**Entries**
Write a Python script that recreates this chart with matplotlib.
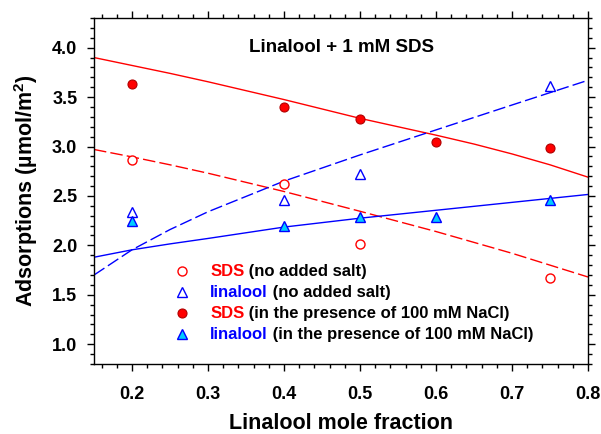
import numpy as np
import matplotlib
matplotlib.use("Agg")
import matplotlib.pyplot as plt
from matplotlib.ticker import MultipleLocator

plt.rcParams["font.family"] = ["Liberation Sans", "DejaVu Sans"]
plt.rcParams["font.weight"] = "bold"
plt.rcParams["mathtext.fontset"] = "custom"
plt.rcParams["mathtext.rm"] = "Liberation Sans:bold"
plt.rcParams["mathtext.bf"] = "Liberation Sans:bold"
plt.rcParams["mathtext.default"] = "bf"

# measured points
x_sds_ns = [0.2, 0.4, 0.5, 0.75]
y_sds_ns = [2.86, 2.62, 2.01, 1.67]
x_lin_ns = [0.2, 0.4, 0.5, 0.75]
y_lin_ns = [2.34, 2.46, 2.72, 3.61]
x_sds_na = [0.2, 0.4, 0.5, 0.6, 0.75]
y_sds_na = [3.63, 3.40, 3.28, 3.05, 2.99]
x_lin_na = [0.2, 0.4, 0.5, 0.6, 0.75]
y_lin_na = [2.25, 2.20, 2.29, 2.29, 2.46]

# fitted curves
x_fit = [0.15, 0.2, 0.25, 0.3, 0.4, 0.5, 0.6, 0.65, 0.7, 0.75, 0.8]
fit_sds_na = [3.90, 3.82, 3.74, 3.655, 3.475, 3.285, 3.115, 3.025, 2.925, 2.815, 2.69]
fit_sds_ns = [2.97, 2.895, 2.815, 2.73, 2.545, 2.345, 2.14, 2.03, 1.92, 1.80, 1.68]
fit_lin_ns = [1.70, 1.955, 2.16, 2.34, 2.65, 2.915, 3.168, 3.294, 3.42, 3.545, 3.67]
fit_lin_na = [1.88, 1.955, 2.015, 2.07, 2.185, 2.275, 2.355, 2.395, 2.435, 2.475, 2.515]

legend_words = ["SDS", "linalool", "SDS", "linalool"]
legend_rest = [" (no added salt)", " (no added salt)",
               " (in the presence of 100 mM NaCl)",
               " (in the presence of 100 mM NaCl)"]
legend_colors = ["#ff0000", "#0000ff", "#ff0000", "#0000ff"]

RED = "#ff0000"
BLUE = "#0000ff"
CYAN = "#00ccff"
dash = (0, (9, 3))

fig = plt.figure(figsize=(6.01, 4.34), dpi=100)
ax = fig.add_axes([0.1564, 0.1613, 0.822, 0.7972])

ax.plot(x_fit, fit_sds_na, color=RED, lw=1.0)
ax.plot(x_fit, fit_sds_ns, color=RED, lw=1.0, linestyle=dash)
ax.plot(x_fit, fit_lin_ns, color=BLUE, lw=1.0, linestyle=dash)
ax.plot(x_fit, fit_lin_na, color=BLUE, lw=1.0)

h1, = ax.plot(x_sds_ns, y_sds_ns, "o", mfc="white", mec=RED, mew=1.0, ms=6.5, zorder=5)
h2, = ax.plot(x_lin_ns, y_lin_ns, "^", mfc="white", mec=BLUE, mew=1.0, ms=6.5, zorder=5)
h3, = ax.plot(x_sds_na, y_sds_na, "o", mfc=RED, mec="#b00000", mew=0.8, ms=6.5, zorder=5)
h4, = ax.plot(x_lin_na, y_lin_na, "^", mfc=CYAN, mec=BLUE, mew=1.0, ms=6.5, zorder=5)

ax.set_xlim(0.15, 0.8)
ax.set_ylim(0.8, 4.3)
ax.xaxis.set_minor_locator(MultipleLocator(0.02))
ax.yaxis.set_minor_locator(MultipleLocator(0.1))
ax.set_xticks([0.2, 0.3, 0.4, 0.5, 0.6, 0.7, 0.8])
ax.set_xticklabels(["0.2", "0.3", "0.4", "0.5", "0.6", "0.7", "0.8"])
ax.set_yticks([1.0, 1.5, 2.0, 2.5, 3.0, 3.5, 4.0])
ax.set_yticklabels(["1.0", "1.5", "2.0", "2.5", "3.0", "3.5", "4.0"])

ax.tick_params(which="both", direction="out", top=True, right=True, width=1.0)
ax.tick_params(which="major", length=5, labelsize=13)
ax.tick_params(which="minor", length=3)
ax.tick_params(axis="x", which="major", pad=11)
ax.tick_params(axis="y", which="major", pad=7)
for s in ax.spines.values():
    s.set_linewidth(1.0)

ax.set_xlabel("Linalool mole fraction", fontsize=15.5, fontweight="bold", labelpad=7)
ax.set_ylabel("Adsorptions (\u00b5mol/m$^{2}$)", fontsize=15.5, fontweight="bold", labelpad=9)

ax.text(0.5, 0.914, "Linalool + 1 mM SDS", transform=ax.transAxes, ha="center",
        va="center", fontsize=13.5, fontweight="bold")

leg = ax.legend([h1, h2, h3, h4], legend_words, loc="upper left",
                bbox_to_anchor=(0.161, 0.288), frameon=False, borderpad=0,
                borderaxespad=0, handlelength=1.0, handletextpad=1.2,
                labelspacing=0.36, prop={"weight": "bold", "size": 12})
for txt, c, rest in zip(leg.get_texts(), legend_colors, legend_rest):
    txt.set_color(c)
    ax.annotate(rest, xy=(1, 0), xycoords=txt, va="bottom", ha="left",
                fontsize=12, fontweight="bold", color="black", zorder=10)

fig.savefig("out.png", dpi=100)
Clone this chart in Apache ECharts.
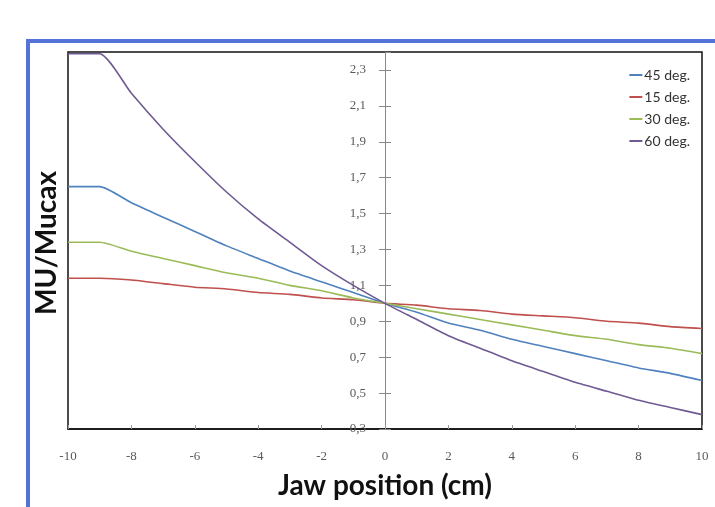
<!DOCTYPE html>
<html>
<head>
<meta charset="utf-8">
<script src="https://cdn.jsdelivr.net/npm/echarts@6/dist/echarts.min.js"></script>
<style>
html,body{margin:0;padding:0;background:#fff;}
#c{width:715px;height:507px;}
</style>
</head>
<body>
<div id="c"></div>
<script>
var xValues = [-10,-9,-8,-7,-6,-5,-4,-3,-2,-1,0,1,2,3,4,5,6,7,8,9,10];
var deg45 = [1.65,1.65,1.56,1.48,1.40,1.32,1.25,1.18,1.12,1.06,1.00,0.95,0.89,0.85,0.80,0.76,0.72,0.68,0.64,0.61,0.57];
var deg15 = [1.14,1.14,1.13,1.11,1.09,1.08,1.06,1.05,1.03,1.02,1.00,0.99,0.97,0.96,0.94,0.93,0.92,0.90,0.89,0.87,0.86];
var deg30 = [1.34,1.34,1.29,1.25,1.21,1.17,1.14,1.10,1.07,1.03,1.00,0.97,0.94,0.91,0.88,0.85,0.82,0.80,0.77,0.75,0.72];
var deg60 = [2.39,2.39,2.17,1.97,1.79,1.62,1.47,1.34,1.21,1.10,1.00,0.91,0.82,0.75,0.68,0.62,0.56,0.51,0.46,0.42,0.38];
var seriesNames = ['45 deg.','15 deg.','30 deg.','60 deg.'];
var seriesColors = ['#4f81bd','#c0504d','#9bbb59','#6f5a93'];
var xTitle = 'Jaw position (cm)';
var yTitle = 'MU/Mucax';

function pairs(ys){ return xValues.map(function(x,i){ return [x, ys[i]]; }); }
var allData = [deg45, deg15, deg30, deg60];

var gridLeft = 68, gridRight = 13, chartW = 715;
// y axis sits at x = 0 of the x range [-10, 10]
var yAxisOffset = -((chartW - gridLeft - gridRight) * (0 - (-10)) / 20);

var chart = echarts.init(document.getElementById('c'), null, {renderer:'canvas'});
var labelFont = {color:'#5a5a5a', fontFamily:'Liberation Serif', fontSize:13};
var yCommon = {type:'value', min:0.3, max:2.4, interval:0.2, position:'left', offset:yAxisOffset, splitLine:{show:false}};
chart.setOption({
  animation:false,
  backgroundColor:'#fff',
  color: seriesColors,
  grid:{left:gridLeft, right:gridRight, top:52, bottom:78, show:true, borderColor:'#111', borderWidth:1.5, containLabel:false},
  legend:{
    orient:'vertical', right:20, top:63, itemGap:8, itemWidth:13, itemHeight:2,
    icon:'rect',
    textStyle:{color:'#333', fontFamily:'Lato', fontSize:14, padding:[0,0,0,-3]},
    data: seriesNames
  },
  xAxis:{
    type:'value', min:-10, max:10, interval:2,
    name:xTitle, nameLocation:'middle', nameGap:43,
    nameTextStyle:{color:'#111', fontFamily:'Lato', fontWeight:'bold', fontSize:28},
    axisLine:{show:true, onZero:false, lineStyle:{color:'#111', width:1.5}},
    axisTick:{show:true, inside:true, length:4, lineStyle:{color:'#999'}},
    axisLabel:{margin:21, color:labelFont.color, fontFamily:labelFont.fontFamily, fontSize:labelFont.fontSize},
    splitLine:{show:false}
  },
  yAxis:[
    Object.assign({}, yCommon, {
      axisLine:{show:true, onZero:false, lineStyle:{color:'#888', width:1}},
      axisTick:{show:true, length:6, lineStyle:{color:'#888'}},
      axisLabel:{margin:19, showMaxLabel:false, color:labelFont.color, fontFamily:labelFont.fontFamily, fontSize:labelFont.fontSize,
        formatter:function(v){ return v.toFixed(1).replace('.', ','); }}
    }),
    Object.assign({}, yCommon, {
      axisLine:{show:false, onZero:false},
      axisTick:{show:true, inside:true, length:6, lineStyle:{color:'#888'}},
      axisLabel:{show:false}
    })
  ],
  graphic:[
    {type:'rect', shape:{x:28, y:41, width:720, height:500}, style:{fill:'none', stroke:'#5472d8', lineWidth:4}, z:-1},
    {type:'text', x:47, y:243, rotation:Math.PI/2,
      style:{text:yTitle, fill:'#111', font:'bold 28px Lato', align:'center', verticalAlign:'middle'}}
  ],
  series: seriesNames.map(function(n,i){
    return {name:n, type:'line', data:pairs(allData[i]), yAxisIndex:0, showSymbol:false, symbol:'none',
      smooth:0.2,
      lineStyle:{width:1.6, color:seriesColors[i]}, itemStyle:{color:seriesColors[i]}, z:2};
  })
});
</script>
</body>
</html>
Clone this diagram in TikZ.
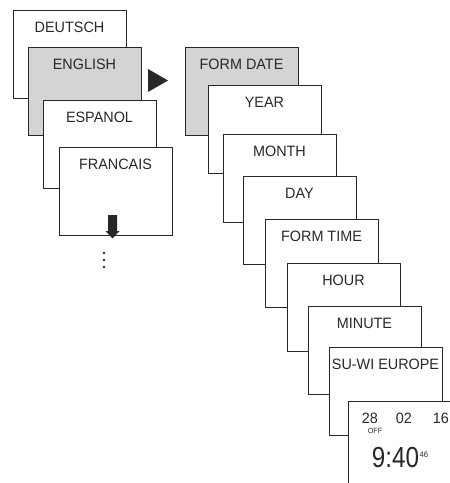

**Instructions for the task**
Your task is to reproduce the entries above word for word, from the first line through the line with "from matplotlib.ticker import MultipleLocator", and please leave out any pictures.

**Exercise solution**
Write a Python script that recreates this chart with matplotlib.
import numpy as np
import matplotlib
matplotlib.use("Agg")
import matplotlib.pyplot as plt
from matplotlib.ticker import MultipleLocator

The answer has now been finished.